Now there were staying in Jerusalem God-fearing Jews from every nation under heaven. When they heard this sound, a crowd came together in bewilderment, because each one heard their own language being spoken. Utterly amazed, they asked: “Aren’t all these who are speaking Galileans? Then how is it that each of us hears them in our native language? Parthians, Medes and Elamites; residents of Mesopotamia, Judea and Cappadocia, Pontus and Asia, Phrygia and Pamphylia, Egypt and the parts of Libya near Cyrene; visitors from Rome (both Jews and converts to Judaism); Cretans and Arabs—we hear them declaring the wonders of God in our own tongues!” Amazed and perplexed, they asked one another, “What does this mean?” (Acts 2:5-12)

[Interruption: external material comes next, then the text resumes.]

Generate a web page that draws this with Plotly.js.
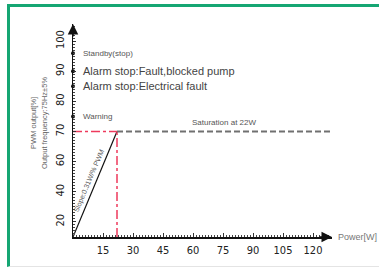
<!DOCTYPE html>
<html>
<head>
<meta charset="utf-8">
<script src="https://cdn.plot.ly/plotly-3.0.1.min.js"></script>
<style>
html,body{margin:0;padding:0;background:#fff;}
#wrap{position:relative;width:379px;height:270px;overflow:hidden;}
#chart{position:absolute;left:0;top:0;width:379px;height:270px;}
#frame{position:absolute;left:7px;top:4px;width:372px;height:263px;border-top:3px solid #15a673;border-left:3px solid #15a673;border-bottom:1px solid #e4e4e4;box-sizing:border-box;pointer-events:none;}
</style>
</head>
<body>
<div id="wrap"><div id="chart"></div><div id="frame"></div></div>
<script>
// ---- data ----
const xTicks = [15, 30, 45, 60, 75, 90, 105, 120];
const yTickLabels = [20, 40, 60, 70, 80, 90, 100];
const slopeX = [0, 22];          // Power [W]
const slopeY = [10, 70];         // PWM output [%]
const saturationX = [22, 130];
const saturationY = [70, 70];
const warnLevelX = [0, 22];
const warnLevelY = [70, 70];
const satVertX = [22, 22];
const satVertY = [10, 70];
const stateNames = ["Standby(stop)", "Alarm stop:Fault,blocked pump", "Alarm stop:Electrical fault", "Warning"];
const stateLevels = [96, 90, 85, 75];

// y axis: tick labels evenly spaced (index 1..n), piecewise-linear between them
function yPos(v) {
  const L = yTickLabels;
  if (v <= L[0]) return 1 + (v - L[0]) / (L[1] - L[0]);
  for (let i = 0; i < L.length - 1; i++) {
    if (v <= L[i + 1]) return 1 + i + (v - L[i]) / (L[i + 1] - L[i]);
  }
  const n = L.length;
  return n + (v - L[n - 1]) / (L[n - 1] - L[n - 2]);
}
const Y = a => a.map(yPos);

const txtFont = {family: 'Liberation Sans, Arial, sans-serif', color: '#555'};

const traces = [
  {x: slopeX, y: Y(slopeY), mode: 'lines', line: {color: '#111', width: 1.2}, hoverinfo: 'skip'},
  {x: warnLevelX, y: Y(warnLevelY), mode: 'lines', line: {color: '#ee3a5c', width: 1.5, dash: 'dashdot'}, hoverinfo: 'skip'},
  {x: satVertX, y: Y(satVertY), mode: 'lines', line: {color: '#ee3a5c', width: 1.5, dash: 'dashdot'}, hoverinfo: 'skip'},
  {x: saturationX, y: Y(saturationY), mode: 'lines', line: {color: '#707070', width: 2, dash: '6px,3px'}, hoverinfo: 'skip', cliponaxis: false},
  {x: stateLevels.map(() => 0), y: Y(stateLevels), mode: 'markers', marker: {color: '#111', size: 4}, cliponaxis: false, hoverinfo: 'skip'}
];

const annotations = [];
const stateSizes = [8, 11, 11, 8];
stateNames.forEach((s, i) => {
  annotations.push({x: 0, y: yPos(stateLevels[i]), xref: 'x', yref: 'y', text: s, showarrow: false,
    xanchor: 'left', yanchor: 'middle', xshift: 8, font: Object.assign({size: stateSizes[i]}, txtFont, {color: i === 1 || i === 2 ? '#444' : '#555'})});
});
annotations.push({x: 58.5, y: yPos(70), xref: 'x', yref: 'y', text: 'Saturation at 22W', showarrow: false,
  xanchor: 'left', yanchor: 'bottom', yshift: 3, font: Object.assign({size: 8}, txtFont)});
annotations.push({x: 8.2, y: yPos(47), xref: 'x', yref: 'y', text: 'Slope:0.31W/% PWM', showarrow: false,
  textangle: -67, font: Object.assign({size: 7}, txtFont)});
annotations.push({x: 1.016, y: 0, xref: 'paper', yref: 'paper', text: 'Power[W]', showarrow: false,
  xanchor: 'left', yanchor: 'middle', font: Object.assign({size: 9}, txtFont, {color: '#777'})});
// y-axis titles
annotations.push({x: -0.155, y: 0.535, xref: 'paper', yref: 'paper', text: 'PWM output[%]', showarrow: false,
  xanchor: 'center', yanchor: 'middle',
  textangle: -90, font: Object.assign({size: 7.5}, txtFont, {color: '#666'})});
annotations.push({x: -0.112, y: 0.535, xref: 'paper', yref: 'paper', text: 'Output frequency:75Hz±5%', showarrow: false,
  xanchor: 'center', yanchor: 'middle',
  textangle: -90, font: Object.assign({size: 7.5}, txtFont, {color: '#666'})});
// axis arrows
annotations.push({x: 1, y: 0, xref: 'paper', yref: 'paper', ax: -14, ay: 0, text: '', showarrow: true,
  arrowhead: 2, arrowsize: 1.4, arrowwidth: 1.5, arrowcolor: '#111', standoff: 0});
annotations.push({x: 0, y: 1, xref: 'paper', yref: 'paper', ax: 0, ay: 14, text: '', showarrow: true,
  arrowhead: 2, arrowsize: 1.4, arrowwidth: 1.5, arrowcolor: '#111', standoff: 0});

const tickFont = {family: 'Liberation Sans Narrow, DejaVu Sans Condensed, sans-serif', size: 11, color: '#222'};

const layout = {
  width: 379, height: 270,
  margin: {l: 73, r: 47, t: 24, b: 33, pad: 0},
  paper_bgcolor: '#fff', plot_bgcolor: '#fff',
  showlegend: false,
  xaxis: {
    range: [0, 129.5], showgrid: false, zeroline: false,
    showline: true, linecolor: '#111', linewidth: 1.5,
    tickmode: 'array', tickvals: xTicks, ticktext: xTicks.map(String),
    ticks: 'inside', ticklen: 4, tickcolor: '#333', tickwidth: 1,
    tickfont: tickFont, ticklabelstandoff: 2,
    minor: {tickmode: 'linear', tick0: 0, dtick: 1.5, ticks: 'inside', ticklen: 2, tickcolor: '#444', showgrid: false}
  },
  yaxis: {
    range: [yPos(10), 7.57], showgrid: false, zeroline: false,
    showline: true, linecolor: '#111', linewidth: 1.5,
    tickmode: 'array', tickvals: yTickLabels.map(yPos), ticktext: yTickLabels.map(String),
    ticks: 'inside', ticklen: 3, tickcolor: '#333', tickwidth: 1,
    tickangle: -90, tickfont: tickFont, ticklabelstandoff: 3,
    minor: {tickmode: 'linear', tick0: 0, dtick: 0.1, ticks: 'inside', ticklen: 2, tickcolor: '#444', showgrid: false}
  },
  annotations: annotations
};

Plotly.newPlot('chart', traces, layout, {staticPlot: true, displayModeBar: false});
</script>
</body>
</html>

My dream for our community is that everyone we encounter, from all cultural backgrounds, will say of the Cranbourne Salvation Army, "We hear them declaring the wonders of God in our own tongues!"
Today, I captured a photo of some of our Community Support Services volunteers representing six nations, different faith perspectives and diverse life experiences. Yet, each one of them identify with the mission of The Salvation Army in some capacity and voluntarily give their time to serve our common humanity. In this space there are many messages being spoken by both our words and actions, but I wonder what part of our mission is most being heard and understood? What is our primary witness - the works of 'man' or the wonders of God? Is there a langauge of love that personifies the love of God and transcends culture?
The cultural diversity of our volunteers is reflective of the cultural diversity of our community. My prayer is that the Spirit of God will move with such power through our ministry that everybody we encounter will be "utterly amazed" just like those gathered at Pentecost and will also ask, "What does this mean?" When they do, may we be empowered to declare the resurrection of our Lord Jesus Christ in such a way so "that everyone who calls on the name of the Lord will be saved" (Acts 2:21).